- Interactive map of the Mitharam Hostel area

General information
- Architectural style: neoclassical;
- Location: Dr. Ziauddin Ahmed (Kutchary) Road in Serai Quarter, Karachi, Pakistan
- Coordinates: 24°51′9″N 67°0′48″E﻿ / ﻿24.85250°N 67.01333°E
- Current tenants: Paramilitary Pakistan Rangers (since 1992)
- Construction started: Between 1894 and 1901
- Owner: Government of Sindh

Technical details
- Floor area: 3,639.66 m^{2} (39,177.0 sq ft)

Design and construction
- Architect: James Strachan

= Mitha Ram Hostel =

Historical building in Karachi

Mitha Ram Hostel, also spelled as Mitharam Hostel, is a historical building and former hostel in Karachi. It now serves as a sub-jail under the administration of Sindh Rangers since April 2015.

==History==
Mitha Ram Hostel shares a historical connection with D. J. Sindh Government Science College, which was established through the efforts of Indian lawyer, Dayaram Gidumal, in the late 1880s. Gidumal campaigned for the college's construction, as many Karachi students could not afford to travel to Bombay for education. Funded by both the Bombay and Karachi governments and private contributions, the college was completed in 1887 and named after Diaram Jethmal, whose family made a significant donation.

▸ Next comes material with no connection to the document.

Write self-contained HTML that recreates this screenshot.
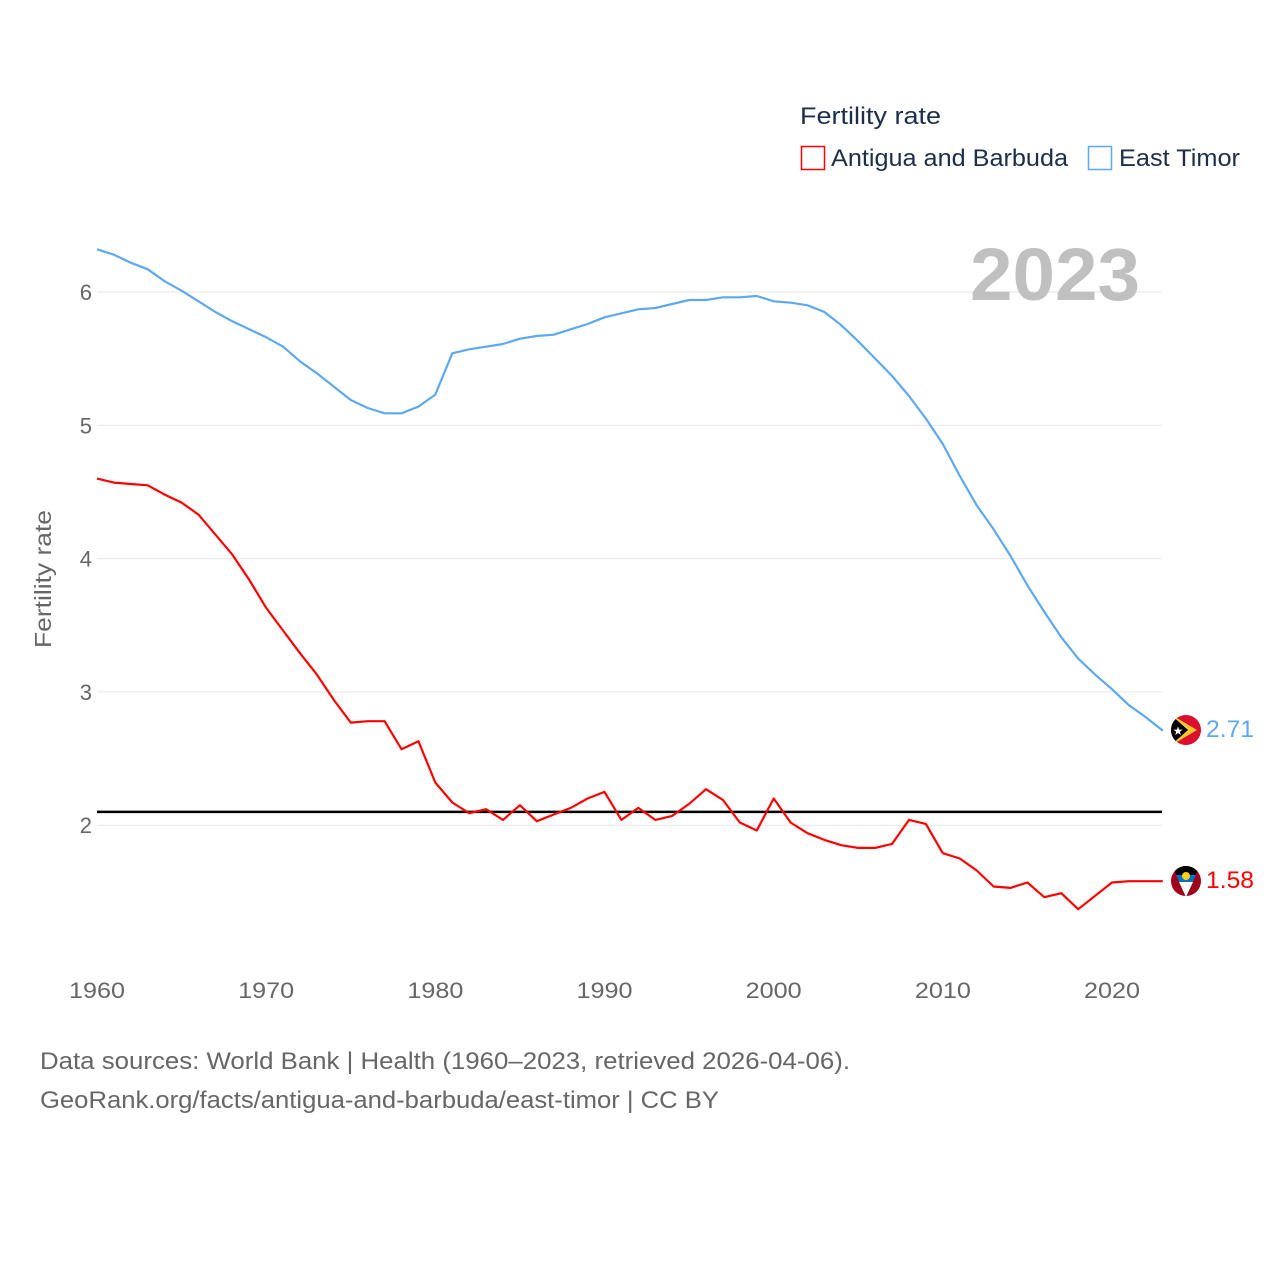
<!DOCTYPE html>
<html><head><meta charset="utf-8">
<style>
body{margin:0;background:#fff;}
svg{display:block;font-family:"Liberation Sans",sans-serif;}
</style></head>
<body>
<svg id="chart" width="1280" height="1280" viewBox="0 0 1280 1280">
  <g id="grid"></g>
  <g id="yticks"></g>
  <g id="xticks"></g>
  <text x="51" y="579" transform="rotate(-90 51 579)" text-anchor="middle" font-size="23" fill="#666" textLength="138" lengthAdjust="spacingAndGlyphs">Fertility rate</text>
  <text x="1140" y="300" text-anchor="end" font-size="74" font-weight="bold" fill="#c0c0c0" textLength="170" lengthAdjust="spacingAndGlyphs">2023</text>
  <g>
    <text x="800" y="124" font-size="24" fill="#1c2e4a" textLength="141" lengthAdjust="spacingAndGlyphs">Fertility rate</text>
    <rect x="801.5" y="146.5" width="23" height="23" fill="none" stroke="#ff0000" stroke-width="1.5"/>
    <text x="831" y="166" font-size="24" fill="#1c2e4a" textLength="237" lengthAdjust="spacingAndGlyphs">Antigua and Barbuda</text>
    <rect x="1088.5" y="146.5" width="23" height="23" fill="none" stroke="#5ea8f0" stroke-width="1.5"/>
    <text x="1119" y="166" font-size="24" fill="#1c2e4a" textLength="121" lengthAdjust="spacingAndGlyphs">East Timor</text>
  </g>
  <g id="series"></g>
  <g>
    <g>
      <clipPath id="c1"><circle cx="1186" cy="730" r="15"/></clipPath>
      <g clip-path="url(#c1)">
        <rect x="1170" y="714" width="32" height="32" fill="#dc0f2e"/>
        <polygon points="1170,714 1197,730 1170,746" fill="#ffc72c"/>
        <polygon points="1170,714 1188,730 1170,746" fill="#000"/>
        <text x="1178" y="735" font-size="12" fill="#fff" text-anchor="middle">★</text>
      </g>
    </g>
    <text id="etLabel" x="1206" y="737" font-size="24" fill="#5ea8f0" textLength="48" lengthAdjust="spacingAndGlyphs">2.71</text>
    <g>
      <clipPath id="c2"><circle cx="1186" cy="881" r="15"/></clipPath>
      <g clip-path="url(#c2)">
        <rect x="1170" y="865" width="32" height="32" fill="#a0001a"/>
        <polygon points="1172,865 1200,865 1186,897" fill="#000"/>
        <polygon points="1176,875 1196,875 1186,897" fill="#0072c6"/>
        <polygon points="1179,882 1193,882 1186,897" fill="#fff"/>
        <circle cx="1186" cy="876" r="4" fill="#fcd116"/>
      </g>
    </g>
    <text id="agLabel" x="1206" y="888" font-size="24" fill="#ff0000" textLength="48" lengthAdjust="spacingAndGlyphs">1.58</text>
  </g>
  <text x="40" y="1069" font-size="24" fill="#666" textLength="810" lengthAdjust="spacingAndGlyphs">Data sources: World Bank | Health (1960–2023, retrieved 2026-04-06).</text>
  <text x="40" y="1108" font-size="24" fill="#666" textLength="679" lengthAdjust="spacingAndGlyphs">GeoRank.org/facts/antigua-and-barbuda/east-timor | CC BY</text>
</svg>
<script>
const startYear = 1960;
const eastTimor = [6.32,6.28,6.22,6.17,6.08,6.01,5.93,5.85,5.78,5.72,5.66,5.59,5.48,5.39,5.29,5.19,5.13,5.09,5.09,5.14,5.23,
5.54,5.57,5.59,5.61,5.65,5.67,5.68,5.72,5.76,5.81,5.84,5.87,5.88,5.91,5.94,5.94,5.96,5.96,5.97,5.93,5.92,5.90,5.85,5.75,5.63,5.50,5.37,5.22,5.05,4.86,
4.62,4.40,4.22,4.02,3.80,3.60,3.41,3.25,3.13,3.02,2.90,2.81,2.71];
const antigua = [4.60,4.57,4.56,4.55,4.48,4.42,4.33,4.18,4.03,3.84,3.63,3.46,3.29,3.13,2.94,2.77,2.78,2.78,2.57,2.63,2.32,
2.17,2.09,2.12,2.04,2.15,2.03,2.08,2.13,2.20,2.25,2.04,2.13,2.04,2.07,2.16,2.27,2.19,2.02,1.96,2.20,2.02,1.94,1.89,1.85,1.83,1.83,1.86,2.04,2.01,1.79,
1.75,1.66,1.54,1.53,1.57,1.46,1.49,1.37,1.47,1.57,1.58,1.58,1.58];
const replacementRate = [2.1];
const yTicks = [2,3,4,5,6];
const xTicks = [1960,1970,1980,1990,2000,2010,2020];

const NS="http://www.w3.org/2000/svg";
const xs = yr => 97 + (yr-1960)*(1015/60);
const ys = v => 292 + (6-v)*133.3;
function mk(tag, attrs, parent){const e=document.createElementNS(NS,tag);for(const k in attrs)e.setAttribute(k,attrs[k]);parent.appendChild(e);return e;}
const grid=document.getElementById('grid'), yt=document.getElementById('yticks'), xt=document.getElementById('xticks'), ser=document.getElementById('series');
yTicks.forEach(v=>{
  const l=mk('line',{x1:97,x2:1162,y1:ys(v),y2:ys(v),stroke:'#e6e6e6','stroke-width':1},grid);
  
  
  const t=mk('text',{x:92,y:ys(v)+8,'text-anchor':'end','font-size':22,fill:'#666'},yt);
  t.textContent=v;
  
  
});
xTicks.forEach(y=>{
  const t=mk('text',{x:xs(y),y:998,'text-anchor':'middle','font-size':22,fill:'#666',textLength:56,lengthAdjust:'spacingAndGlyphs'},xt);
  t.textContent=y;
  
  
});
const rl=mk('line',{x1:97,x2:1162,y1:ys(replacementRate[0]),y2:ys(replacementRate[0]),stroke:'#000','stroke-width':2.5},ser);


function line(arr,color,name){
  const d=arr.map((v,i)=>(i?'L':'M')+xs(startYear+i).toFixed(1)+','+ys(v).toFixed(1)).join(' ');
  const p=mk('path',{d:d,fill:'none',stroke:color,'stroke-width':2.2,'stroke-linejoin':'round'},ser);
  
  
}
line(eastTimor,'#5ea8f0','east-timor-line');
line(antigua,'#ff0000','antigua-line');
document.getElementById('etLabel').textContent=eastTimor[eastTimor.length-1].toFixed(2);
document.getElementById('agLabel').textContent=antigua[antigua.length-1].toFixed(2);
</script>
</body></html>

The subsequent influx of students to Karachi necessitated the construction of a hostel. Gidumal's brother, Mitha Ram, contributed financially to the project, leading to the hostel's completion in 1901. Notably, the Mitha Ram Hostel played a role in the 1940s independence movement, hosting meetings for activists such as Sobho Gianchandani and Hashu Kevalramani.

In the 1990s, Syed Abdullah Shah, a former chief minister, intended to transform the building into a museum, but this plan never materialized.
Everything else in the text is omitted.